Clarity in the clouded brain: shedding light on tau pathology with whole-brain microscopic imaging

Date: 6 June 2019

Venue: UAntwerp, Stadscampus, Hof Van Liere, Tassiszaal - Prinsstraat 13 - 2000 Antwerp (route: UAntwerpen, Stadscampus)

Time: 4:00 PM - 6:00 PM

PhD candidate: Jan Detrez

Principal investigator: Winnok De Vos, Jean-Pierre Timmermans

Short description: PhD defence Jan Detrez - Department of Biomedical Sciences


The neuropathology of Alzheimer’s disease is among other hallmarks characterised by stereotypical, progressive spreading pattern of tau pathology in the brain. It is however not known how exactly this spreading process occurs or how it correlates with cellular and functional deficits to date. The classical approach for studying cell biology in the brain, makes use of sectioned tissue, which leads to a significant loss of biological material and complicates downstream image analysis procedures.

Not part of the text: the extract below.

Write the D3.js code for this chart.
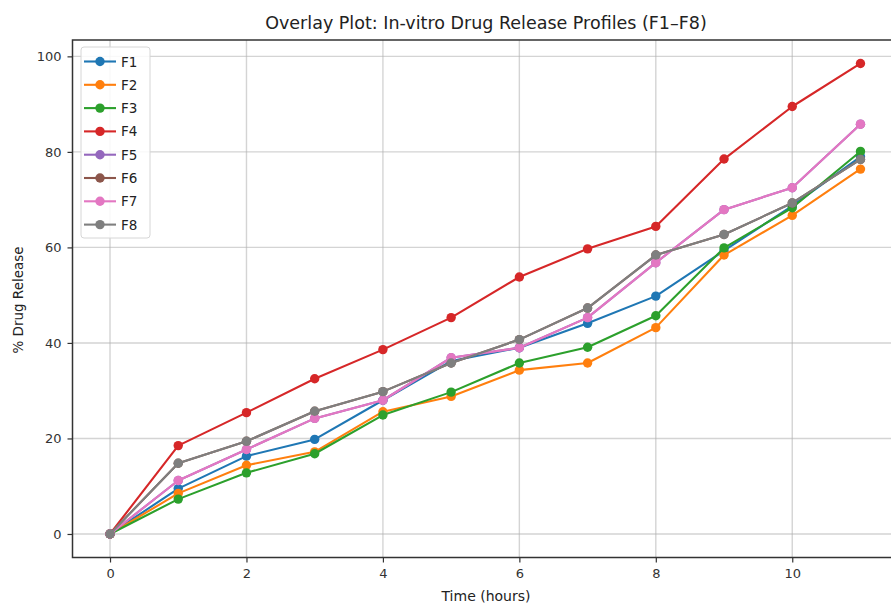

With the advent of tissue clearing and light sheet microscopy, in toto imaging of whole organs at cellular resolution has become feasible. We have benchmarked and used this approach in a variety of transgenic mouse models and showed that targeted injection of tau fibrils in a Tau.P301L mouse model triggers a connectome-dependent spreading pattern of tau pathology that resembles the pattern observed in Alzheimer patients. We further found that fibril injection-induced tau pathology was associated with a specific microglial phenotype, typified by rod-like and swollen cell bodies. We showed that co-injection of an antibody targeting the aggregation domain of the tau could reduce the all-over pathological tau load.

One disadvantage of whole-brain microscopy is the fact that it can only be performed post-mortem and therefore does not allow assessing functional defects. To resolve this, we have performed resting state functional (rsf)MRI, enabling functional layering on volumetric histological data. However, despite overt tau pathology, no major change was observed in the resting state networks, suggesting that the accumulation of tau pathology does not affect functional connectivity per se.

In conclusion, we have established a whole-brain microscopy approach and gained insight in tau pathology development in mouse models. The combination of whole-brain microscopy with rsfMRI allowed for correlating morphological with functional information, representing a innovative imaging platform for a variety of preclinical studies, also beyond the AD domain.